STATED EXERCISE:
Retype every line from the start of the data down to and including the line with "const seriesLight: (number". Skip the pictures.

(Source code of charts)
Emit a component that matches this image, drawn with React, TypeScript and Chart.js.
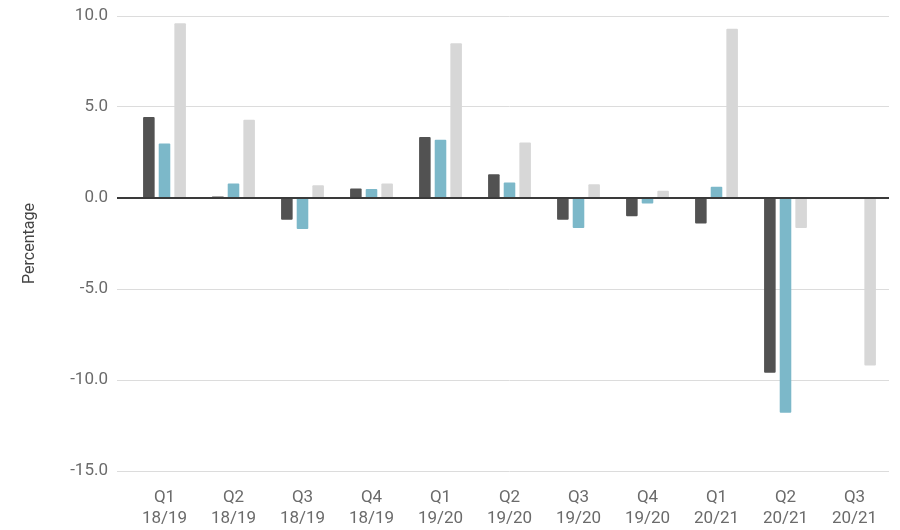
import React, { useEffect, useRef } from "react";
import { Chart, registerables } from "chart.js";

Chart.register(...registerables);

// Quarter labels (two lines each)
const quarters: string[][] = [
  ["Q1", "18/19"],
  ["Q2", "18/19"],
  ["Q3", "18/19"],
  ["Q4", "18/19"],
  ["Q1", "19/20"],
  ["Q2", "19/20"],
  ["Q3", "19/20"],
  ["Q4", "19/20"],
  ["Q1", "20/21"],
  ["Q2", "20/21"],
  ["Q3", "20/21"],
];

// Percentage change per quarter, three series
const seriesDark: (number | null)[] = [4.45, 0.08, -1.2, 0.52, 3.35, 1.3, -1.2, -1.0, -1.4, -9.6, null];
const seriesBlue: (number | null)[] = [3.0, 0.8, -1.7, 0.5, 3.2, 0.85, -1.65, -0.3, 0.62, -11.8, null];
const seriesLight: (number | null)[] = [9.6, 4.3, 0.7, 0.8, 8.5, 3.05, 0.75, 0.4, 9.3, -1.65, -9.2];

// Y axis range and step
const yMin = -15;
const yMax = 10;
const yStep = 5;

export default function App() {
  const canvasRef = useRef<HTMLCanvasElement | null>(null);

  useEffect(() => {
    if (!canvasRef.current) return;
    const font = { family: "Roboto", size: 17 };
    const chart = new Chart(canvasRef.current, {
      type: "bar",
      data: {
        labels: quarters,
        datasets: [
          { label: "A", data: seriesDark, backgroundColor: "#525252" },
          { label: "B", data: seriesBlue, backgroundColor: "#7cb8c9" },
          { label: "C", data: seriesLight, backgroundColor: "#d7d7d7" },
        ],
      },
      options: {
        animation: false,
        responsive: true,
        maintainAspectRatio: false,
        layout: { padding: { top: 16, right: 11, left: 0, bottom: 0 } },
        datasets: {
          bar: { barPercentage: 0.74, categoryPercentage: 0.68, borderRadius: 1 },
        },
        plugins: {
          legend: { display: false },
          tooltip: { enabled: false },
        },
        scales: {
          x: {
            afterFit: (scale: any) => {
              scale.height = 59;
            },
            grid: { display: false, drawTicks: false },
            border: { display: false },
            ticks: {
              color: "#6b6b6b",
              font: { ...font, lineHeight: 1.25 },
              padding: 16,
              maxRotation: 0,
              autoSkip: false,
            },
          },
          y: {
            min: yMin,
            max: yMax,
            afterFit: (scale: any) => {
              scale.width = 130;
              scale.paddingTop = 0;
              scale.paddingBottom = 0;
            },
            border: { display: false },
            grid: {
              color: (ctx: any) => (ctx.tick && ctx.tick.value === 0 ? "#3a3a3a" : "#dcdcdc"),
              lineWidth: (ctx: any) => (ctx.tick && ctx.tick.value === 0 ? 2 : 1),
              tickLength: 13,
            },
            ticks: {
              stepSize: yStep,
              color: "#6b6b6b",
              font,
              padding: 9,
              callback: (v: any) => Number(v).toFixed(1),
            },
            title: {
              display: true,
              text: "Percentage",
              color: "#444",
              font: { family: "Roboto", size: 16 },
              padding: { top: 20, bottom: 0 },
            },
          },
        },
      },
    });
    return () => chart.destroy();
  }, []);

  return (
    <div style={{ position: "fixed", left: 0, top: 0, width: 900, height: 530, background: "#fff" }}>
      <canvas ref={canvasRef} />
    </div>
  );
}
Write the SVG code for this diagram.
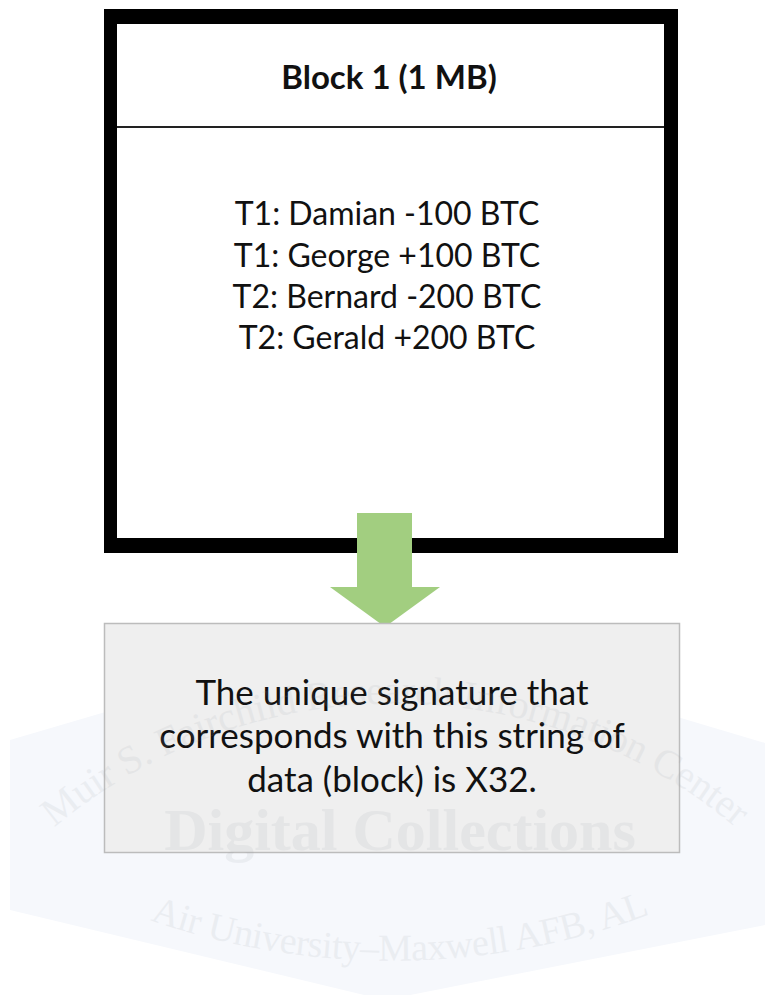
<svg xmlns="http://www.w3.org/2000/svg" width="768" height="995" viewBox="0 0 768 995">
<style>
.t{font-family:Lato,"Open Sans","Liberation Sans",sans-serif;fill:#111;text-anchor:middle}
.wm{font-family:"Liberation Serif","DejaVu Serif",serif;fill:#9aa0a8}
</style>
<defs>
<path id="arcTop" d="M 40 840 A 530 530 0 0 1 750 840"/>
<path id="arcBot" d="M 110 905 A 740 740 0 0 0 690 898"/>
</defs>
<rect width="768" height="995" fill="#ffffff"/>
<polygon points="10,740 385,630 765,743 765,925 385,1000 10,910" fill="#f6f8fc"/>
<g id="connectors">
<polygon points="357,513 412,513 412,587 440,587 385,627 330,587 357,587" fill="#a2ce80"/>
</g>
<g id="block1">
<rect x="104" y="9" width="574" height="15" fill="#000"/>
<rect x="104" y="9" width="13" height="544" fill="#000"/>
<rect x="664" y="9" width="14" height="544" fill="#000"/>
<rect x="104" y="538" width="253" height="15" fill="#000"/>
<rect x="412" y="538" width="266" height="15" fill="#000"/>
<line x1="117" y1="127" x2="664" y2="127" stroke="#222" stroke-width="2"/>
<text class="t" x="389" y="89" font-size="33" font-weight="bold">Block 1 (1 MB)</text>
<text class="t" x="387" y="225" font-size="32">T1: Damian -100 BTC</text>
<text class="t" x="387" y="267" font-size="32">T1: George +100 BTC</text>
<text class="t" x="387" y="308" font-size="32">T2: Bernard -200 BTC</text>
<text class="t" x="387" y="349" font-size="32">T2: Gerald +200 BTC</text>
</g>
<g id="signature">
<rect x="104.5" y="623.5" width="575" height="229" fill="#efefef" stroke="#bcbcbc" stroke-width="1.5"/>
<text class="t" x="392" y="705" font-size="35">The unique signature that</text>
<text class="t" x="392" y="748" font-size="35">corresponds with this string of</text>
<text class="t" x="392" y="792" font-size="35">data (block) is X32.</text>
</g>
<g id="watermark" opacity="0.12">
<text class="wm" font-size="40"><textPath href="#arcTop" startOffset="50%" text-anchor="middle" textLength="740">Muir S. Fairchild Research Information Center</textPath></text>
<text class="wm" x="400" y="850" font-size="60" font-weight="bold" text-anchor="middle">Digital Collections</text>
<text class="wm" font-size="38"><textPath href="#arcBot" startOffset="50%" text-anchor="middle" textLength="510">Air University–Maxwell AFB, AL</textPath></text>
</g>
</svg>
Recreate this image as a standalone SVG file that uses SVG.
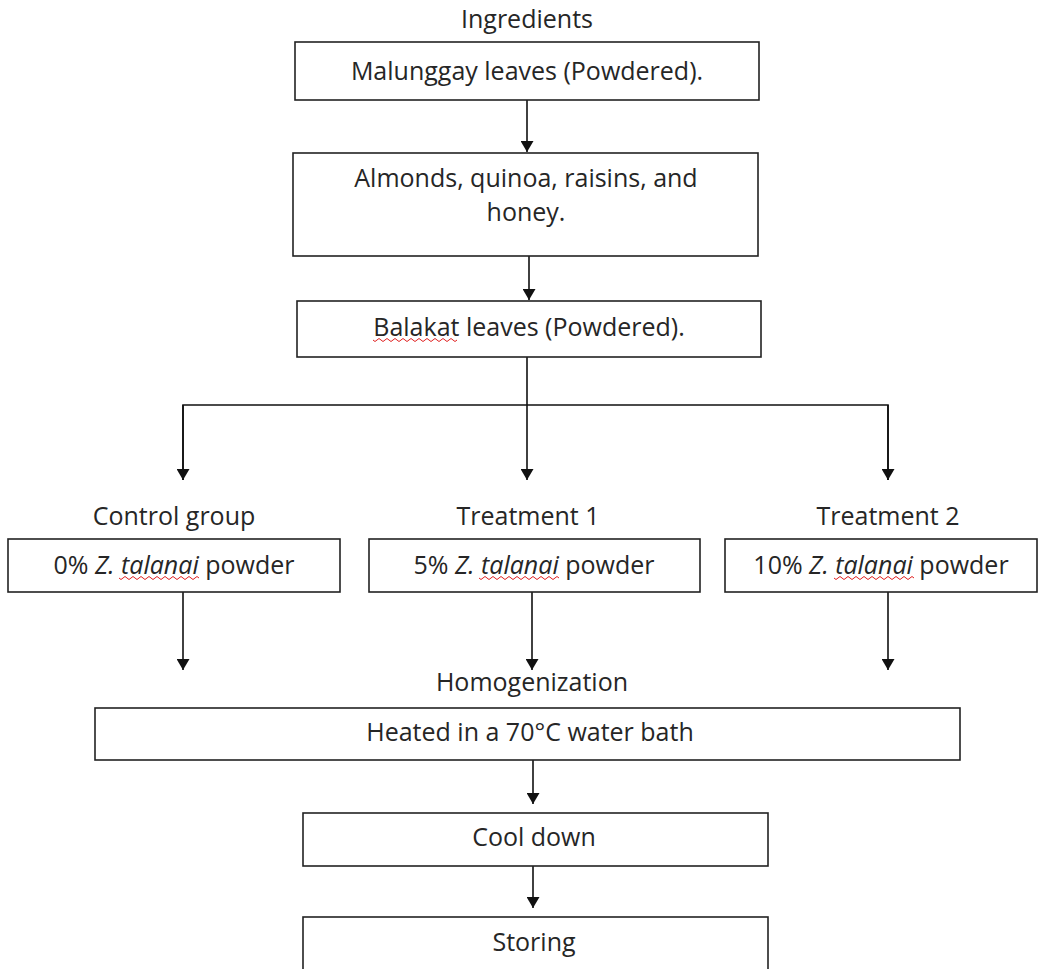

SOLUTION FOR THIS PROBLEM:
Emit a component that matches this image, drawn with React, TypeScript and Chart.js.
import React, { useEffect, useRef } from "react";
import { Chart, registerables } from "chart.js";

Chart.register(...registerables);

// Quarter labels (two lines each)
const quarters: string[][] = [
  ["Q1", "18/19"],
  ["Q2", "18/19"],
  ["Q3", "18/19"],
  ["Q4", "18/19"],
  ["Q1", "19/20"],
  ["Q2", "19/20"],
  ["Q3", "19/20"],
  ["Q4", "19/20"],
  ["Q1", "20/21"],
  ["Q2", "20/21"],
  ["Q3", "20/21"],
];

// Percentage change per quarter, three series
const seriesDark: (number | null)[] = [4.45, 0.08, -1.2, 0.52, 3.35, 1.3, -1.2, -1.0, -1.4, -9.6, null];
const seriesBlue: (number | null)[] = [3.0, 0.8, -1.7, 0.5, 3.2, 0.85, -1.65, -0.3, 0.62, -11.8, null];
const seriesLight: (number | null)[] = [9.6, 4.3, 0.7, 0.8, 8.5, 3.05, 0.75, 0.4, 9.3, -1.65, -9.2];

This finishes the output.